Often, when I'm working through doctrinal things, I wonder whether I'm crossing a line, questioning things I shouldn't. And then I think over the last few years, how I questioned the things that I had always thought were unquestionable, things that I had had programmed into me as inviolable and absolutely necessary for salvation.

So far, questioning things in the boldest manner possible had only garnered one--and I mean ONE--response from heaven:


Total, compete, unrestrained, supportive, loving JOY in the courts of Heaven.

So far, every time I have asked questions others think I shouldn't, whether Mormon or Christian, Jesus is so pleased. Every time I wonder and explore ideas and various ways of looking at things, my God sits down with me and is fully supportive as I wrestle through it with Him. 

He IS Emmanuel--God with ME. 

He knows my heart and knows that I ask and wrestle and dialogue with Him and my faith family and His word because I want to know His nature and character and build relationship--build an association--with Him and with Heaven. I ask questions to ferret out any and all broken thinking still left in me. I ask questions to know Him more, and better, so I can walk more like Him as He changes me.

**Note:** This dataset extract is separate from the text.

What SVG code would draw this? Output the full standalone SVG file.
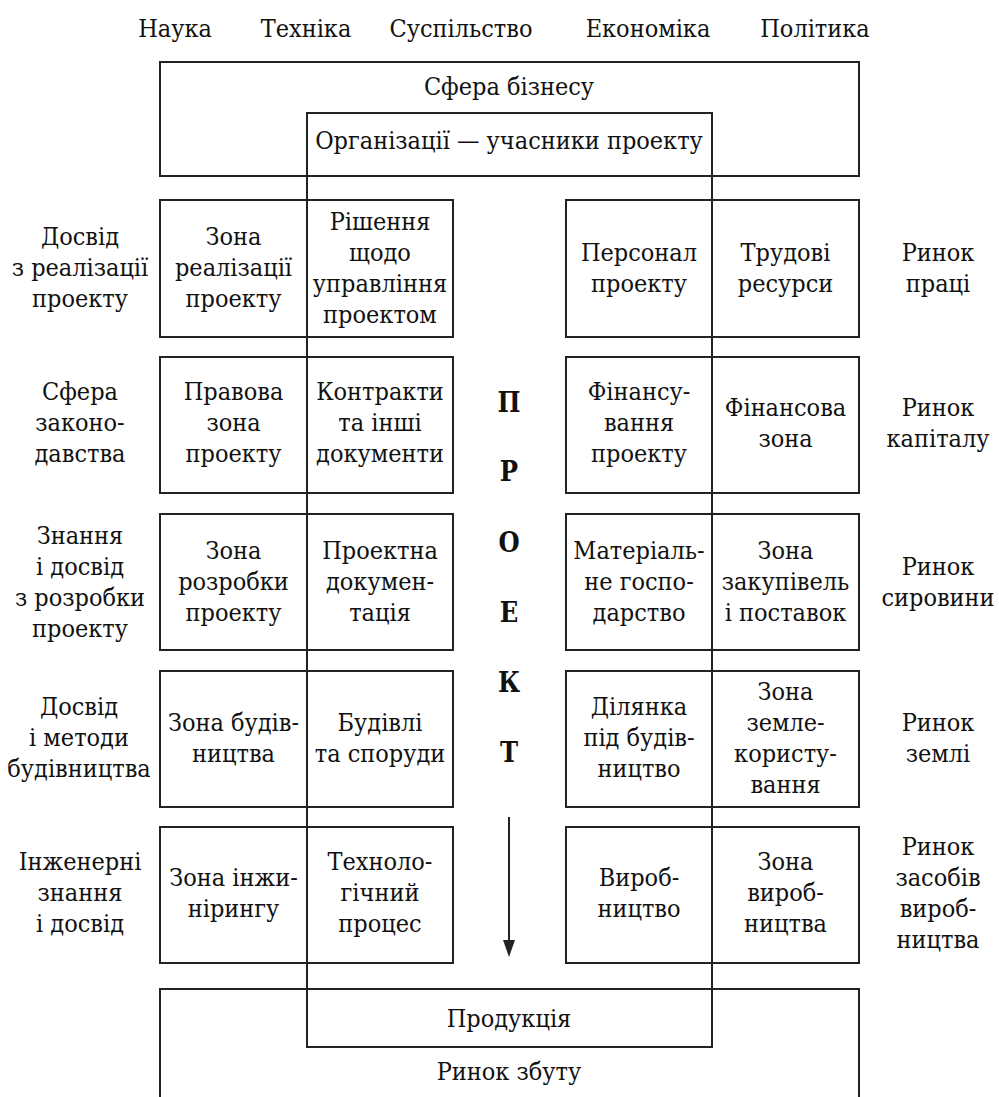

I'm so hungry for the sweet light of Jesus to fill every part of me. I've tasted it, and I can never get enough, never stop desiring to be closer to Him. Not ever. I will seek and knock and ask and press deeper into the infinite that is our God, full of the confidence that I do so as His invited beloved who will be received with every good thing carefully prepared for me.

Don't be afraid to ask. Don't be afraid to approach the throne of grace as boldly as a toddler approaches a parent with a need. Don't be afraid to explore ideas and find out if they're part of Jesus, who IS the truth.